Gordinhos: o triunfo do caráter

Atualizado em 01 de julho de 2016

O ser humano é um bicho que só não chama a si mesmo de bicho porque coube a ele inventar as palavras. Somos bichos, sim. E, como todo bicho, temos lá nossas manias e cacoetes. Alguns são particulares, como o sujeito que cutuca a orelha com o mindinho ou o outro que coleciona etiquetas de bagagem de todos os voos que fez na vida. Já outras manias são universais, como a de fazer planos mirabolantes — que no final geram frustração. O bicho corredor não é diferente dos demais bichos da espécie humana e, sendo assim, ele adora sonhar com coisas difíceis ou quase impossíveis.

Querem um exemplo? Garanto que vocês conhecem alguém que começou a correr para perder peso e, dez maratonas depois, continua gordinho. Eu tenho amigos assim e percebi que eles se dividem em dois grupos: os que começaram a correr para emagrecer, não emagreceram e nunca mais correram e os que começaram a correr para emagrecer, não emagreceram e continuaram correndo. A diferença entre os dois é que os do segundo grupo vão viver mais e mais felizes porque entenderam que algumas coisas na vida não podem ser mudadas — ao menos não a um custo aceitável —, e perceberam que é a qualidade de vida e não posar de queniano no escritório o maior benefício da corrida.
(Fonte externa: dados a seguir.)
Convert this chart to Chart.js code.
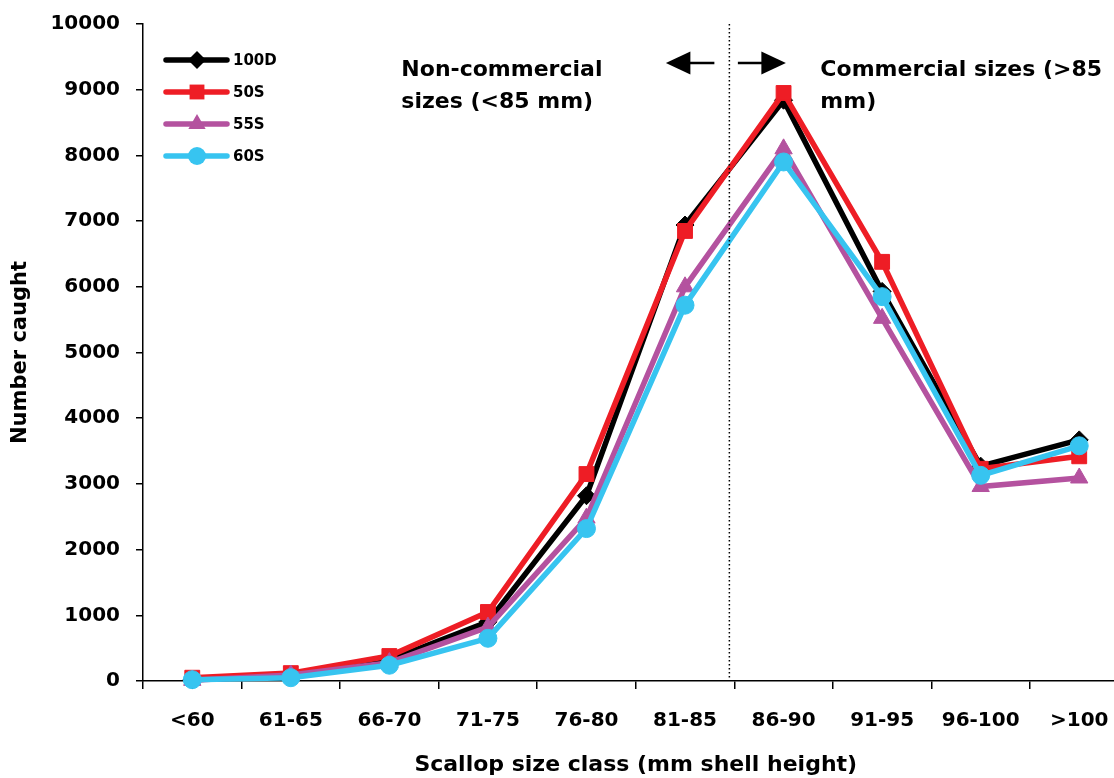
<!DOCTYPE html>
<html>
<head>
<meta charset="utf-8">
<script src="https://cdn.jsdelivr.net/npm/chart.js"></script>
<style>
  html, body { margin: 0; padding: 0; background: #fff; overflow: hidden; }
  #wrap { width: 1114px; height: 778px; overflow: hidden; position: relative; }
  canvas { position: absolute; left: 0; top: 0; }
</style>
</head>
<body>
<div id="wrap"><canvas id="chart" width="1140" height="778"></canvas></div>
<script>
// size classes and catches
const sizeClasses = ['<60', '61-65', '66-70', '71-75', '76-80', '81-85', '86-90', '91-95', '96-100', '>100'];
const catch100D = [20, 80, 320, 900, 2820, 6940, 8840, 5930, 3270, 3670];
const catch50S  = [50, 120, 380, 1050, 3150, 6850, 8950, 6380, 3230, 3420];
const catch55S  = [10, 90, 280, 820, 2480, 6000, 8100, 5520, 2960, 3090];
const catch60S  = [20, 50, 240, 650, 2320, 5720, 7900, 5850, 3130, 3580];
const yTicks = [0, 1000, 2000, 3000, 4000, 5000, 6000, 7000, 8000, 9000, 10000];

const FONT = "'DejaVu Sans', sans-serif";
Chart.defaults.font.family = FONT;
Chart.defaults.font.weight = 'bold';
Chart.defaults.color = '#000';

function series(label, data, color, style, radius, order) {
    return {
        label: label,
        data: data,
        borderColor: color,
        backgroundColor: color,
        borderWidth: 5.5,
        pointStyle: style,
        pointRadius: radius,
        pointBackgroundColor: color,
        pointBorderColor: color,
        pointBorderWidth: 1,
        tension: 0,
        clip: false,
        order: order
    };
}

const datasets = [
    series('100D', catch100D, '#000000', 'rectRot', 9, 3),
    series('50S', catch50S, '#ee1d25', 'rect', 10.5, 2),
    series('55S', catch55S, '#b4529f', 'triangle', 10, 1),
    series('60S', catch60S, '#37c4f0', 'circle', 9, 0)
];

function marker(ctx, style, r, x, y) {
    ctx.beginPath();
    if (style === 'rectRot') {
        ctx.moveTo(x, y - r); ctx.lineTo(x + r, y); ctx.lineTo(x, y + r); ctx.lineTo(x - r, y);
    } else if (style === 'rect') {
        const s = r * Math.SQRT1_2;
        ctx.rect(x - s, y - s, 2 * s, 2 * s);
    } else if (style === 'triangle') {
        ctx.moveTo(x, y - r);
        ctx.lineTo(x + r * 0.866, y + r * 0.5);
        ctx.lineTo(x - r * 0.866, y + r * 0.5);
    } else {
        ctx.arc(x, y, r, 0, Math.PI * 2);
    }
    ctx.closePath();
    ctx.fill();
}

const overlay = {
    id: 'overlay',
    afterDatasetsDraw(chart) {
        const ctx = chart.ctx;
        const a = chart.chartArea;
        const x = chart.scales.x;
        const p5 = x.getPixelForValue(5), p6 = x.getPixelForValue(6);
        const divX = p5 + 0.45 * (p6 - p5);
        ctx.save();

        // dotted divider at 85 mm
        ctx.strokeStyle = '#000';
        ctx.lineWidth = 1.5;
        ctx.setLineDash([1.5, 2.5]);
        ctx.beginPath();
        ctx.moveTo(divX, a.top);
        ctx.lineTo(divX, a.bottom);
        ctx.stroke();
        ctx.setLineDash([]);

        // arrows
        const ay = a.top + 39;
        ctx.fillStyle = '#000';
        ctx.lineWidth = 2.5;
        ctx.beginPath();
        ctx.moveTo(divX - 40, ay); ctx.lineTo(divX - 15, ay);
        ctx.moveTo(divX + 8.5, ay); ctx.lineTo(divX + 33, ay);
        ctx.stroke();
        ctx.beginPath();
        ctx.moveTo(divX - 63.5, ay); ctx.lineTo(divX - 39, ay - 11.5); ctx.lineTo(divX - 39, ay + 11.5);
        ctx.closePath(); ctx.fill();
        ctx.beginPath();
        ctx.moveTo(divX + 56.5, ay); ctx.lineTo(divX + 32, ay - 11.5); ctx.lineTo(divX + 32, ay + 11.5);
        ctx.closePath(); ctx.fill();

        // labels
        ctx.font = 'bold 22px ' + FONT;
        ctx.textAlign = 'left';
        ctx.textBaseline = 'alphabetic';
        ctx.fillText('Non-commercial', divX - 328, a.top + 52);
        ctx.fillText('sizes (<85 mm)', divX - 328, a.top + 84);
        ctx.fillText('Commercial sizes (>85', divX + 91, a.top + 52);
        ctx.fillText('mm)', divX + 91, a.top + 84);

        // legend
        ctx.font = 'bold 15px ' + FONT;
        ctx.textBaseline = 'middle';
        chart.data.datasets.forEach((ds, i) => {
            const ly = a.top + 36 + i * 32;
            ctx.strokeStyle = ds.borderColor;
            ctx.fillStyle = ds.borderColor;
            ctx.lineWidth = 5.5;
            ctx.lineCap = 'round';
            ctx.beginPath();
            ctx.moveTo(a.left + 23, ly);
            ctx.lineTo(a.left + 84, ly);
            ctx.stroke();
            marker(ctx, ds.pointStyle, ds.pointRadius, a.left + 54, ly);
            ctx.fillStyle = '#000';
            ctx.fillText(ds.label, a.left + 90, ly + 1);
        });
        ctx.restore();
    }
};

new Chart(document.getElementById('chart'), {
    type: 'line',
    data: { labels: sizeClasses, datasets: datasets },
    plugins: [overlay],
    options: {
        responsive: false,
        animation: false,
        events: [],
        layout: { padding: { top: 24, right: 8, left: 0, bottom: 0 } },
        plugins: { legend: { display: false }, tooltip: { enabled: false } },
        scales: {
            x: {
                type: 'category',
                offset: true,
                grid: { offset: true, drawOnChartArea: false, drawTicks: true, tickLength: 8, color: '#000', lineWidth: 1.5 },
                border: { color: '#000', width: 1.5 },
                ticks: { font: { size: 20, weight: 'bold' }, padding: 20, maxRotation: 0, autoSkip: false },
                title: { display: true, text: 'Scallop size class (mm shell height)', font: { size: 22, weight: 'bold' }, padding: { top: 8, bottom: 0 } },
                afterFit(scale) { scale.height = 97; scale.paddingLeft = 0; scale.paddingRight = 0; }
            },
            y: {
                min: 0,
                max: 10000,
                afterBuildTicks(scale) { scale.ticks = yTicks.map(v => ({ value: v })); },
                grid: { drawOnChartArea: false, drawTicks: true, tickLength: 7, color: '#000', lineWidth: 1.5 },
                border: { color: '#000', width: 1.5 },
                ticks: { font: { size: 20, weight: 'bold' }, padding: 16, callback: v => String(v) },
                title: { display: true, text: 'Number caught', font: { size: 21, weight: 'bold' }, padding: { top: 8, bottom: 0 } },
                afterFit(scale) { scale.width = 143; scale.paddingTop = 0; scale.paddingBottom = 0; }
            }
        }
    }
});
</script>
</body>
</html>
O gordinho corredor é o verdadeiro herói — e há dados científicos que provam isso. Outro dia eu vi uma palestra de um preparador físico que mostrava como os quenianos e etíopes têm facilidade para correr. E não é por conta daquela lenda de que os caras correm para fugir de leões. Isso é preconceito, mesmo porque todas as pessoas que tentaram apostar corrida com leões na história perderam solenemente. E olhem que nem estou falando dos guepardos, que correm mais do que um carro popular. Os atletas daquela região da África possuem características físicas, moldadas ao longo de gerações, que os tornam perfeitas máquinas de correr. Pernas longas e desproporcionais ao resto do corpo, tronco esguio, pulmões proporcionalmente grandes, braços finos, panturrilhas quase inexistentes e, portanto, fáceis de serem erguidas a cada passo… e por aí vai.

Pensem num típico corredor queniano. Pensaram? Agora pensem nos gordinhos corredores. Eles não são heroicos? Rir com dente é fácil, como diz um amigo meu. Correr bem, com canelinhas de graveto, nem é um grande feito. Façanha é correr 10 km abaixo de uma hora carregando sobrepeso e panturrilhas portentosas como as de um rinoceronte. Joguem um saco de cimento nas costas do queniano e o mandem correr 10 km em 50 minutos. Duvido que aguente. Mas eu conheço gordinhos que fazem 10 km abaixo de 45 minutos — e já ouvi falar até em maratonistas gordinhos sub-3h!

Eu admiro profundamente os gordinhos que continuam correndo, mesmo sem emagrecer. Eles têm a alma de corredor. Correm contra os próprios limites, contra si mesmos e não por glórias. Correm mesmo sob gritos jocosos dos bocós sedentários nas provas: “Corre, gordinho!”, “Tá magrinho, hein, bolão?!”… Os gordinhos corredores — esses seres grandes de tamanho e imensos de caráter — não ligam para a crueldade do bicho homem. Apenas seguem, passo após passo, rumo à faixa final. Todo o meu respeito a eles, que estão em outro estágio de compreensão da importância do esporte e do valor da determinação. E, talvez exatamente por isso, mereçam ser chamados de homo sapiens.